New legislation in the House would permanently classify states' election systems as critical infrastructure, provide funding to secure voting systems and create cybersecurity standards.

Electronic voting
 

A new bill introduced in the House of Representatives would further solidify state election systems as U.S. critical infrastructure, fund security upgrades for those systems and tap the Department of Homeland Security and the National Institute of Standards and Technology for security standards.

Those protections, said bill co-sponsors Reps.

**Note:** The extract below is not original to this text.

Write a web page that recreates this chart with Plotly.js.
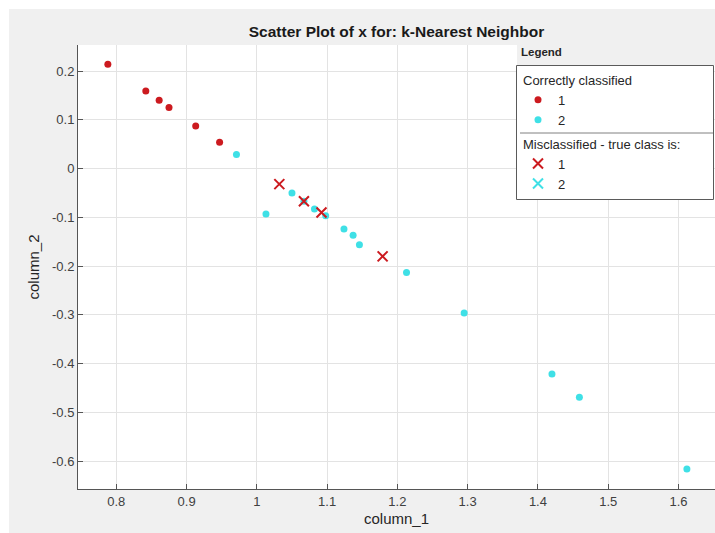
<!DOCTYPE html>
<html>
<head>
<meta charset="utf-8">
<script src="https://cdn.plot.ly/plotly-3.0.1.min.js"></script>
<style>html,body{margin:0;padding:0;background:#fff;}#chart{width:715px;height:533px;}</style>
</head>
<body>
<div id="chart"></div>
<script>
// Correctly classified, class 1
const correct1X = [0.788, 0.842, 0.861, 0.875, 0.913, 0.947];
const correct1Y = [0.214, 0.159, 0.140, 0.125, 0.087, 0.054];
// Correctly classified, class 2
const correct2X = [0.971, 1.013, 1.050, 1.067, 1.082, 1.098, 1.124, 1.137, 1.146, 1.213, 1.295, 1.420, 1.459, 1.612];
const correct2Y = [0.029, -0.093, -0.050, -0.067, -0.083, -0.097, -0.124, -0.137, -0.156, -0.213, -0.296, -0.421, -0.469, -0.616];
// Misclassified, true class 1
const mis1X = [1.032, 1.067, 1.092, 1.179];
const mis1Y = [-0.032, -0.067, -0.090, -0.180];
// Misclassified, true class 2
const mis2X = [];
const mis2Y = [];

const xTicks = [0.8, 0.9, 1, 1.1, 1.2, 1.3, 1.4, 1.5, 1.6];
const yTicks = [0.2, 0.1, 0, -0.1, -0.2, -0.3, -0.4, -0.5, -0.6];

const RED = '#cc1a1f';
const CYAN = '#3fe0e6';

const traces = [
  {x: correct1X, y: correct1Y, type: 'scatter', mode: 'markers', name: '1',
   legendgroup: 'c', legendgrouptitle: {text: 'Correctly classified'},
   marker: {color: RED, size: 7}},
  {x: correct2X, y: correct2Y, type: 'scatter', mode: 'markers', name: '2',
   legendgroup: 'c', marker: {color: CYAN, size: 7}},
  {x: mis1X, y: mis1Y, type: 'scatter', mode: 'markers', name: '1',
   legendgroup: 'm', legendgrouptitle: {text: 'Misclassified - true class is:&nbsp;&nbsp;&nbsp;&nbsp;&nbsp;&nbsp;'},
   marker: {symbol: 'x-thin', size: 10, color: RED, line: {color: RED, width: 2}}},
  {x: mis2X.length ? mis2X : [null], y: mis2Y.length ? mis2Y : [null], type: 'scatter', mode: 'markers', name: '2',
   legendgroup: 'm', marker: {symbol: 'x-thin', size: 10, color: CYAN, line: {color: CYAN, width: 2}}}
];

const L = 78, R = 715, T = 45, B = 489;
const px2x = p => (p - L) / (R - L);
const py2y = p => (B - p) / (B - T);

const layout = {
  width: 715, height: 533,
  margin: {l: L, r: 715 - R, t: T, b: 533 - B, pad: 0},
  paper_bgcolor: '#f0f0f0',
  plot_bgcolor: '#ffffff',
  font: {family: 'Liberation Sans, Arial, sans-serif', color: '#262626', size: 13},
  title: {text: '<b>Scatter Plot of x for: k-Nearest Neighbor</b>',
          font: {size: 15.5, color: '#1a1a1a'}, xref: 'paper', x: 0.5, xanchor: 'center',
          yref: 'container', y: 1 - 32 / 533, yanchor: 'middle'},
  xaxis: {range: [0.7455, 1.652], tickvals: xTicks, ticktext: xTicks.map(String),
          ticks: 'inside', ticklen: 5, tickcolor: '#555', showline: true, linecolor: '#555', linewidth: 1,
          showgrid: true, gridcolor: '#e3e3e3', zeroline: false, mirror: false,
          tickfont: {size: 13, color: '#404040'},
          title: {text: 'column_1', font: {size: 15, color: '#262626'}, standoff: 5}},
  yaxis: {range: [-0.657, 0.2533], tickvals: yTicks, ticktext: yTicks.map(String),
          ticks: 'inside', ticklen: 5, tickcolor: '#555', showline: true, linecolor: '#555', linewidth: 1,
          showgrid: true, gridcolor: '#e3e3e3', zeroline: false,
          tickfont: {size: 13, color: '#404040'},
          title: {text: 'column_2', font: {size: 15, color: '#262626'}, standoff: 8}},
  showlegend: true,
  legend: {x: px2x(713), xanchor: 'right', y: py2y(65), yanchor: 'top',
           bgcolor: 'rgba(0,0,0,0)', borderwidth: 0,
           font: {size: 13, color: '#262626'}, grouptitlefont: {size: 13, color: '#262626'},
           traceorder: 'grouped', tracegroupgap: 4},
  shapes: [
    {type: 'rect', xref: 'paper', yref: 'paper', x0: px2x(517), x1: 1.0, y0: py2y(65), y1: 1.0,
     fillcolor: '#f0f0f0', line: {width: 0}, layer: 'above'},
    {type: 'rect', xref: 'paper', yref: 'paper', x0: px2x(516.5), x1: px2x(713.5), y0: py2y(199.5), y1: py2y(65.5),
     fillcolor: '#ffffff', line: {width: 1, color: '#5a5a5a'}, layer: 'above'},
    {type: 'line', xref: 'paper', yref: 'paper', x0: px2x(520), x1: px2x(713), y0: py2y(133), y1: py2y(133),
     line: {color: '#808080', width: 1}, layer: 'above'},
    {type: 'rect', xref: 'paper', yref: 'paper', x0: px2x(0), x1: px2x(9), y0: py2y(533), y1: py2y(0),
     fillcolor: '#ffffff', line: {width: 0}, layer: 'above'},
    {type: 'rect', xref: 'paper', yref: 'paper', x0: px2x(0), x1: px2x(715), y0: py2y(9), y1: py2y(0),
     fillcolor: '#ffffff', line: {width: 0}, layer: 'above'}
  ],
  annotations: [
    {text: '<b>Legend</b>', xref: 'paper', yref: 'paper', x: px2x(519), y: py2y(52),
     xanchor: 'left', yanchor: 'middle', showarrow: false, font: {size: 11.5, color: '#262626'}}
  ]
};

Plotly.newPlot('chart', traces, layout, {displayModeBar: false, staticPlot: true});
</script>
</body>
</html>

Mark Pocan (D-Wisc.), Keith Ellison (D-Minn.), and Hank Johnson (D-Ga.) in a joint statement, are needed to safeguard elections from interference.

The lawmakers introduced the Securing America's Future Elections Act on March 16, saying the protections are necessary "in light of the widespread Russian interference in the 2016 elections."

The bill, they said in the joint announcement, would protect U.S. election systems by permanently classifying them a key component of critical infrastructure. DHS classified them as critical infrastructure in January.

That designation has rankled some states since then because they say that they're not sure what the designation means.

Congress has been interested too.

In a March 7 letter, ranking member of the Senate Homeland Security and Government Affairs Committee Claire McCaskill (D-Mo.) raised questions about what the designation means for states and how systems can be secured against future intervention by foreign actors.

Under the proposed legislation, the critical infrastructure designation would apply to storage facilities, polling places, vote tabulation locations, voter databases, voting machines and other systems that manage the election process. 

The measure would also provide funding to upgrade cybersecurity standards for voting systems, including the systems' operating software, as well as protections in the manufacturing process for system components. It would rely on collaboration between NIST and DHS to create basic cybersecurity standards for private companies contracted to work on elections systems in the U.S.

The bill would also require all electronic voting machines to have a corresponding paper ballot and require the Election Assistance Commission to randomly audit five percent of each states' ballots, while also reauthorizing the EAC for 10 years.